We have, for example, more than our fair share of natural calamities. We are visited by more typhoons than any other country in this part of the world: an average of 19.1 every year, some of which are killer typhoons that kill dozens, even hundreds, of people and destroy billions of pesos worth of property and crops. A situation compounded by a weather bureau that could not tell 140 kph from 140 mph, as when Milenyo scored a direct hit on Metro Manila last year.

Killer typhoons often result in killer floods and killer mudslides in which uncounted thousands disappear in a few seconds of biblical catastrophe. Has the Philippine government or anyone else ever come up with a definitive casualty count in Ormoc or in Real and Infanta, or in St.Bernard Guinsaugon?

As if killer typhoons, killer floods and killer mudslides were not punishment enough, we are also on the seismic belt known as the Pacific Rim of Fire and experience killer earthquakes.

Vietnam has typhoons but virtually no earthquakes. Indonesia has earthquakes, but virtually no typhoons. Only the Philippines, Taiwan, China and Japan are regularly visited by the Four Horsemen of the East Asian Apocalypse, and we, being by far the poorest of the four, experience the worst suffering. If we are indeed God’s Chosen People, we have been chosen to suffer the most.

But it is the man-made disasters that, unique in this part of the world, have devastated this country physically, socially, economically, politically and morally.

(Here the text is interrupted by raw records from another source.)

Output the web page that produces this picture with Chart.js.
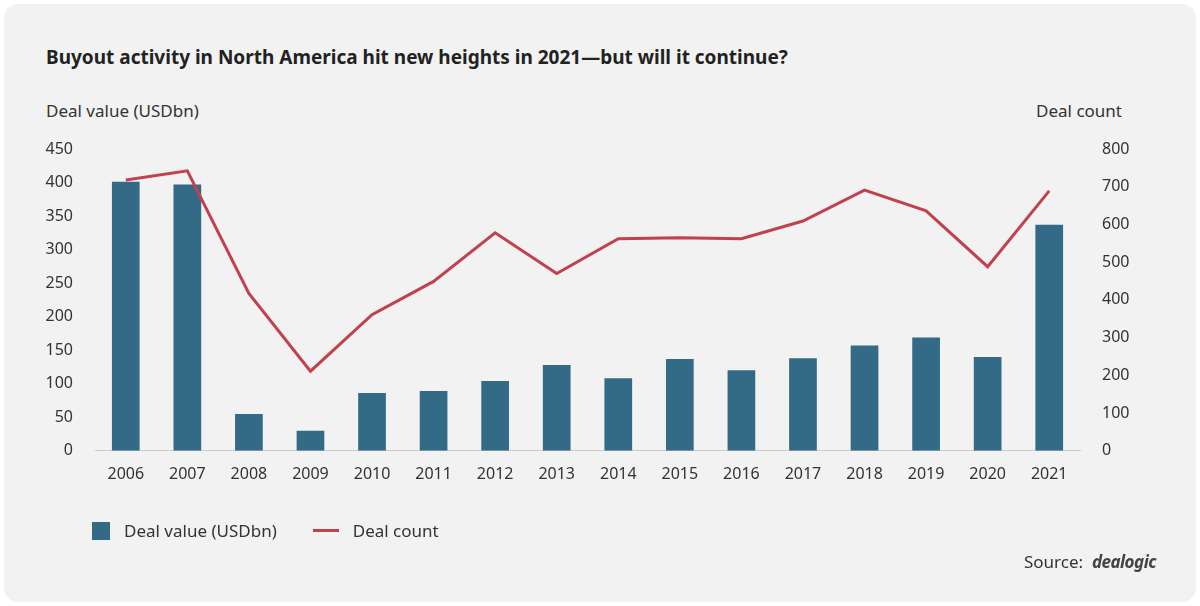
<!DOCTYPE html>
<html><head><meta charset="utf-8">
<script src="https://cdn.jsdelivr.net/npm/chart.js@4"></script>
<style>
body{margin:0;background:#fff;font-family:"Noto Sans",sans-serif;}
#card{position:absolute;left:4px;top:4px;width:1192px;height:598px;background:#f2f2f2;border-radius:14px;}
#title{position:absolute;left:46px;top:44px;font-size:19px;font-weight:bold;color:#222;}
.at{position:absolute;top:99px;font-size:17px;color:#333;}
#leg{position:absolute;left:92px;top:519px;font-size:17px;color:#333;}
#src{position:absolute;right:44px;top:550px;font-size:17px;color:#333;}
canvas{position:absolute;left:0;top:0;}
</style></head><body>
<div id="card"></div>
<div id="title">Buyout activity in North America hit new heights in 2021—but will it continue?</div>
<div class="at" style="left:46px">Deal value (USDbn)</div>
<div class="at" style="right:78px">Deal count</div>
<div id="c" style="position:absolute;left:0;top:0;width:1200px;height:606px"><canvas id="ch"></canvas></div>
<div id="leg"><span style="display:inline-block;width:18px;height:18px;background:#336b87;vertical-align:-3px;margin-right:14px"></span>Deal value (USDbn)<span style="display:inline-block;width:26px;height:3px;background:#c1414f;vertical-align:5px;margin:0 14px 0 36px"></span>Deal count</div>
<div id="src">Source:&nbsp; <i style="font-weight:bold;color:#444;letter-spacing:-0.5px">dealogic</i></div>
<script>
const categories=["2006","2007","2008","2009","2010","2011","2012","2013","2014","2015","2016","2017","2018","2019","2020","2021"];
const dealValue=[401,397,55,30,86,89,104,128,108,137,120,138,157,169,140,337];
const dealCount=[718,742,417,211,361,449,578,470,562,565,562,609,691,636,488,689];
const tickFont={family:"Noto Sans",size:16};
new Chart(document.getElementById('ch'),{
data:{labels:categories,datasets:[
{type:'line',data:dealCount,yAxisID:'y1',borderColor:'#c1414f',borderWidth:3,pointRadius:0,tension:0,order:0},
{type:'bar',data:dealValue,yAxisID:'y',backgroundColor:'#336b87',categoryPercentage:1,barPercentage:0.45,order:1}
]},
options:{responsive:true,maintainAspectRatio:false,animation:false,
layout:{padding:{left:30,right:62,top:149,bottom:116}},
plugins:{legend:{display:false},tooltip:{enabled:false}},
scales:{
x:{grid:{display:false},border:{color:'#ccc'},ticks:{color:'#333',font:tickFont,padding:6}},
y:{min:0,max:450,ticks:{stepSize:50,color:'#333',font:tickFont,padding:14},grid:{display:false},border:{display:false},afterFit(s){s.width=65;}},
y1:{position:'right',min:0,max:800,ticks:{stepSize:100,color:'#333',font:tickFont,padding:14},grid:{display:false},border:{display:false},afterFit(s){s.width=58;}}
}}});
</script></body></html>
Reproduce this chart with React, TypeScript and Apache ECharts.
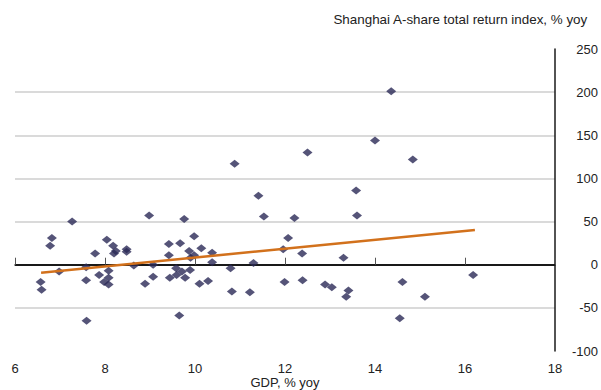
import React, { useEffect, useRef } from "react";
import * as echarts from "echarts";

const gdp = [
  6.57, 6.59, 6.78, 6.82, 6.98, 7.27, 7.58, 7.58, 7.59, 7.78, 7.87, 7.98, 8.04, 8.08, 8.08, 8.08,
  8.18, 8.2, 8.24, 8.48, 8.48, 8.64, 8.89, 8.98, 9.07, 9.07, 9.42, 9.42, 9.44, 9.58, 9.59, 9.65,
  9.67, 9.71, 9.76, 9.78, 9.87, 9.89, 9.9, 9.98, 9.98, 10.1, 10.14, 10.29, 10.38, 10.38, 10.79,
  10.82, 10.88, 11.22, 11.3, 11.41, 11.53, 11.96, 11.99, 12.07, 12.21, 12.38, 12.39, 12.5, 12.89,
  13.04, 13.3, 13.36, 13.41, 13.58, 13.6, 14.0, 14.36, 14.55, 14.61, 14.84, 15.11, 16.18,
];
const shareReturn = [
  -20, -29, 22, 31, -8, 50, -3, -18, -65, 13, -12, -20, 29, -7, -15, -23,
  22, 13, 16, 18, 15, -1, -22, 57, 0, -14, 24, 11, -15, -4, -12, -59,
  25, -8, 53, -15, 16, -6, 8, 33, 11, -22, 19, -19, 14, 3, -4,
  -31, 117, -32, 2, 80, 56, 18, -20, 31, 54, 13, -18, 130, -23,
  -26, 8, -37, -30, 86, 57, 144, 201, -62, -20, 122, -37, -12,
];
const trendX = [6.58, 16.22];
const trendY = [-9.2, 40.2];
const xTicks = [6, 8, 10, 12, 14, 16, 18];
const yTicks = [-100, -50, 0, 50, 100, 150, 200, 250];
const xName = "GDP, % yoy";
const yName = "Shanghai A-share total return index, % yoy";

const FONT = "'Liberation Sans', Arial, sans-serif";

export default function App() {
  const ref = useRef<HTMLDivElement>(null);
  useEffect(() => {
    if (!ref.current) return;
    const chart = echarts.init(ref.current, undefined, { renderer: "svg" });
    const gridColors = yTicks.map((v) =>
      v === 0 ? "#1a1a1a" : v === yTicks[0] || v === yTicks[yTicks.length - 1] ? "rgba(0,0,0,0)" : "#dadada"
    );
    chart.setOption({
      animation: false,
      backgroundColor: "#ffffff",
      textStyle: { fontFamily: FONT },
      grid: { left: 15, right: 46, top: 49, bottom: 39, outerBoundsMode: "none", containLabel: false },
      graphic: [
        {
          type: "text",
          right: 13,
          top: 13,
          style: { text: yName, font: `13.4px ${FONT}`, fill: "#222" },
        },
        {
          type: "text",
          x: 285,
          y: 382,
          style: {
            text: xName,
            font: `13px ${FONT}`,
            fill: "#222",
            align: "center",
            verticalAlign: "middle",
          },
        },
      ],
      xAxis: {
        type: "value",
        min: xTicks[0],
        max: xTicks[xTicks.length - 1],
        interval: 2,
        axisLine: { show: true, lineStyle: { color: "#1a1a1a", width: 1.5 } },
        axisTick: { show: true, inside: true, length: 7, lineStyle: { color: "#555", width: 1 } },
        axisLabel: { fontSize: 13, color: "#222", margin: 11, fontFamily: FONT },
        splitLine: { show: false },
      },
      yAxis: {
        type: "value",
        position: "right",
        min: yTicks[0],
        max: yTicks[yTicks.length - 1],
        interval: 50,
        axisLine: { show: true, lineStyle: { color: "#1a1a1a", width: 1.5 } },
        axisTick: { show: false },
        axisLabel: { fontSize: 13, color: "#222", align: "right", margin: 43, fontFamily: FONT },
        splitLine: { show: true, lineStyle: { color: gridColors, width: 2 } },
      },
      series: [
        {
          type: "scatter",
          data: gdp.map((x, i) => [x, shareReturn[i]]),
          symbol: "diamond",
          symbolSize: [10, 8],
          itemStyle: { color: "#2a2956" },
          z: 3,
        },
        {
          type: "line",
          data: trendX.map((x, i) => [x, trendY[i]]),
          symbol: "none",
          lineStyle: { color: "#d2711c", width: 2.5 },
          z: 4,
        },
      ],
    });
    return () => chart.dispose();
  }, []);
  return <div ref={ref} style={{ width: 601, height: 390, position: "absolute", left: 0, top: 0 }} />;
}
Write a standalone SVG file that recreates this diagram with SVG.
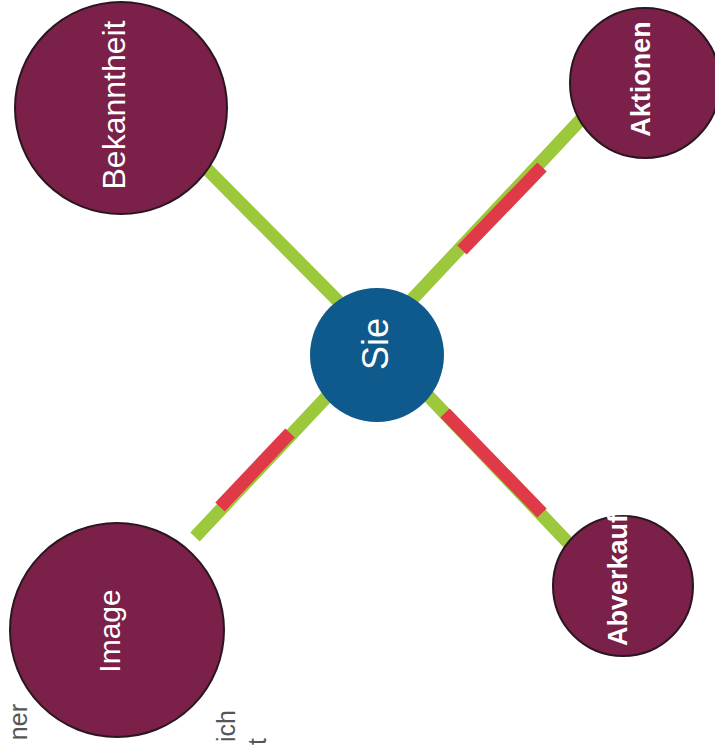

And these include a run-away population growth rate; a judicial system that takes years, even decades, to render judgment; an American-style liberalism that allows the Communist movement to simultaneously wage both an armed revolution and a “legal” struggle against the government; consistently poor choices in economic strategies for the past 40 years; rampant lawlessness despite—or because of—the presence of 40,000 lawyers; institutionalized fraud in its electoral process; the most corrupt government in East  Asia; and a political and media culture that breeds Idiot Candidates and Idiot Voters, and now, Idiot Prophets as well.